Type out the data exactly as given. Skip any image.
____________
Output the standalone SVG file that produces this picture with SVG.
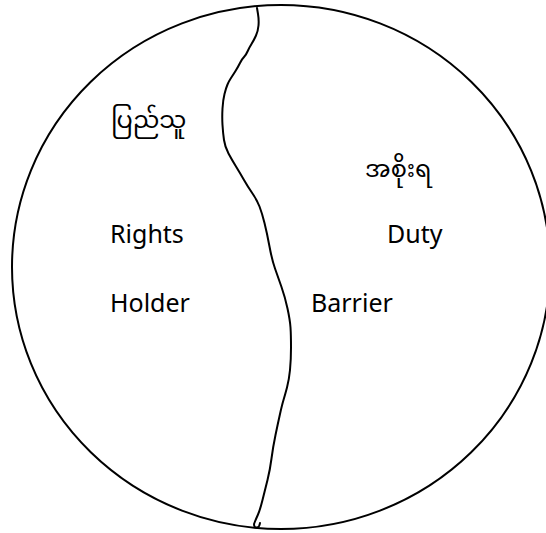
<svg xmlns="http://www.w3.org/2000/svg" width="546" height="533" viewBox="0 0 546 533">
<style>
.line{fill:none;stroke:#000;stroke-width:2;stroke-linecap:round;stroke-linejoin:round}
.en{font-family:"Noto Sans","Open Sans","DejaVu Sans",sans-serif;font-size:25px;fill:#000}
.my{font-family:"Noto Sans Myanmar","Padauk","Myanmar Text","Noto Sans",sans-serif;font-size:24px;fill:#000}
</style>
<rect width="546" height="533" fill="#fff"/>
<g id="circle">
<ellipse class="line" cx="281" cy="267" rx="269" ry="262"/>
</g>
<g id="connectors">
<path class="line" d="M257,8 L258,14 Q259,20 258.5,25.5 Q258,31 256,35.5 Q254,40 251.5,44 Q249,48 247.5,51.5 Q246,55 244,57 Q242,59 240,63 Q238,67 235.5,71 Q233,75 231,78 Q229,81 227.5,84.5 Q226,88 224.5,94 Q223,100 222.5,108.5 Q222,117 222.5,125 Q223,133 224,140 Q225,147 228.5,153.5 Q232,160 236,166.5 Q240,173 244,180 Q248,187 252.5,193.5 Q257,200 259.5,206.5 Q262,213 264.5,223 Q267,233 269.5,246.5 Q272,260 275,268.5 Q278,277 281.5,287 Q285,297 287.5,308.5 Q290,320 290.5,327.5 Q291,335 291,347.5 Q291,360 290,370 Q289,380 287,387.5 Q285,395 283.5,400 Q282,405 280,414 Q278,423 275.5,435 Q273,447 271.5,458.5 Q270,470 267.5,480 Q265,490 262.5,500 Q260,510 258,514.5 Q256,519 255,521.5 L254,524 Q254,528 257,527.5 Q259.5,527 260,523"/>
</g>
<g id="people">
<text class="my" x="111" y="128">ပြည်သူ</text>
<text class="en" x="110" y="243">Rights</text>
<text class="en" x="110" y="312">Holder</text>
</g>
<g id="government">
<text class="my" x="365" y="177">အစိုးရ</text>
<text class="en" x="387" y="243">Duty</text>
<text class="en" x="311" y="312">Barrier</text>
</g>
</svg>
____________
COMPLETED TASK ▸
Output the standalone SVG file that produces this picture with SVG.
<svg xmlns="http://www.w3.org/2000/svg" width="546" height="533" viewBox="0 0 546 533">
<style>
.line{fill:none;stroke:#000;stroke-width:2;stroke-linecap:round;stroke-linejoin:round}
.en{font-family:"Noto Sans","Open Sans","DejaVu Sans",sans-serif;font-size:25px;fill:#000}
.my{font-family:"Noto Sans Myanmar","Padauk","Myanmar Text","Noto Sans",sans-serif;font-size:24px;fill:#000}
</style>
<rect width="546" height="533" fill="#fff"/>
<g id="circle">
<ellipse class="line" cx="281" cy="267" rx="269" ry="262"/>
</g>
<g id="connectors">
<path class="line" d="M257,8 L258,14 Q259,20 258.5,25.5 Q258,31 256,35.5 Q254,40 251.5,44 Q249,48 247.5,51.5 Q246,55 244,57 Q242,59 240,63 Q238,67 235.5,71 Q233,75 231,78 Q229,81 227.5,84.5 Q226,88 224.5,94 Q223,100 222.5,108.5 Q222,117 222.5,125 Q223,133 224,140 Q225,147 228.5,153.5 Q232,160 236,166.5 Q240,173 244,180 Q248,187 252.5,193.5 Q257,200 259.5,206.5 Q262,213 264.5,223 Q267,233 269.5,246.5 Q272,260 275,268.5 Q278,277 281.5,287 Q285,297 287.5,308.5 Q290,320 290.5,327.5 Q291,335 291,347.5 Q291,360 290,370 Q289,380 287,387.5 Q285,395 283.5,400 Q282,405 280,414 Q278,423 275.5,435 Q273,447 271.5,458.5 Q270,470 267.5,480 Q265,490 262.5,500 Q260,510 258,514.5 Q256,519 255,521.5 L254,524 Q254,528 257,527.5 Q259.5,527 260,523"/>
</g>
<g id="people">
<text class="my" x="111" y="128">ပြည်သူ</text>
<text class="en" x="110" y="243">Rights</text>
<text class="en" x="110" y="312">Holder</text>
</g>
<g id="government">
<text class="my" x="365" y="177">အစိုးရ</text>
<text class="en" x="387" y="243">Duty</text>
<text class="en" x="311" y="312">Barrier</text>
</g>
</svg>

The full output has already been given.